Pochi giorni dopo rinunciavo alla gentile proposta di conferma del praticantato presso quello studio, mi iscrivevo a un master in mediazione familiare e, nel frattempo, iniziavo a lavorare per uno studio legale di media grandezza, nell’ottica di porre le basi per un futuro di mamma/lavoratrice più appagante di quello del mio precedente dominus.

Dopo quattro anni nasceva la mia prima figlia e, fin dal primo giorno, capivo che avrei voluto godermi ogni momento della sua infanzia, che non ero fatta per delegare la cura della mia creatura a chicchessia, che non volevo fare la fine di quelle donne in carriera che, con i figli già grandi, ti parlano dei loro rimpianti, della velocità con cui passano gli anni.

Tutte le donne che stimavo di più mi facevano lo stesso discorso: “Ah, se tornassi indietro mi godrei di più i miei figli invece che lavorare come una matta fino alle 8 sera.

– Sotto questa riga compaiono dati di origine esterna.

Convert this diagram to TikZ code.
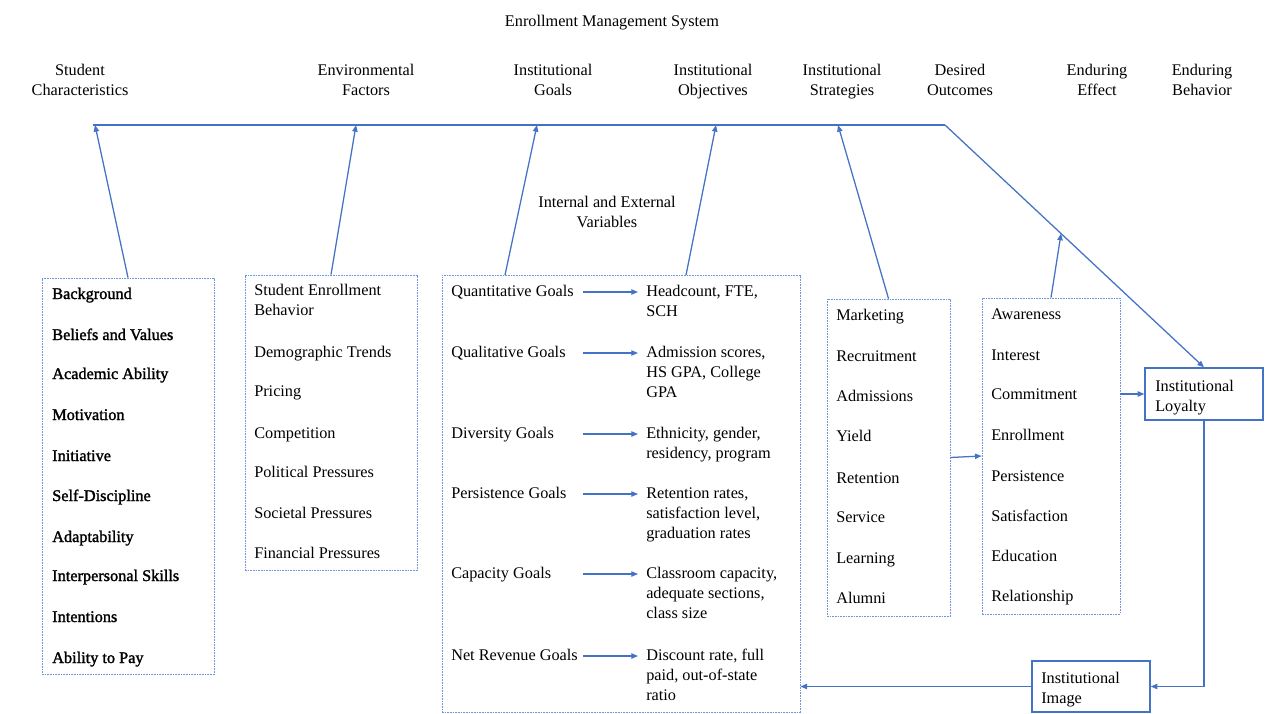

E per cosa poi?”.

E’ sulla base di questa consapevolezza e della mia personale scala di priorità che ho accettato di sospendere la mia professione di avvocato per seguire mio marito e il suo lavoro lontano da Milano, dapprima a Belluno e poi a Parigi.

E’ cosi’ che ho trovato un tempo e un luogo per ripensarmi, per scavare nelle mie vecchie passioni, per rivedere le mie ambizioni lavorative.

E’ cosi’ che mi sono re-inventata una vita più a misura mia e della mia famiglia, una nuova professione di blogger ed ora anche di imprenditrice agli albori, dove non guadagnero’ certo uno stipendio da avvocato in carriera ma dove sono capa di me stessa, lavoro da casa con i miei ritmi, alle 4 sono davanti a scuola, vado al parco con le mie figlie, le aiuto nei compiti e la sera le metto a letto senza alcun rimorso o senso di colpa e senza che loro sentano il bisogno di dirmi nulla di piu’.

Perché la loro giornata hanno già avuto tutto il tempo di raccontarmela e in parte l’abbiamo vissuta insieme.

Insomma, cara S. P., non hai fallito tu, é il sistema in cui viviamo che ha fallito.

Tuttavia noi donne non siamo destinate a soffrire nel perenne dilaniamento fra famiglia e carriera. Siamo sempre in tempo a cambiare rotta davanti a una vita insoddisfacente, le risorse le abbiamo. Basta solo un pizzico di coraggio per tirarle fuori.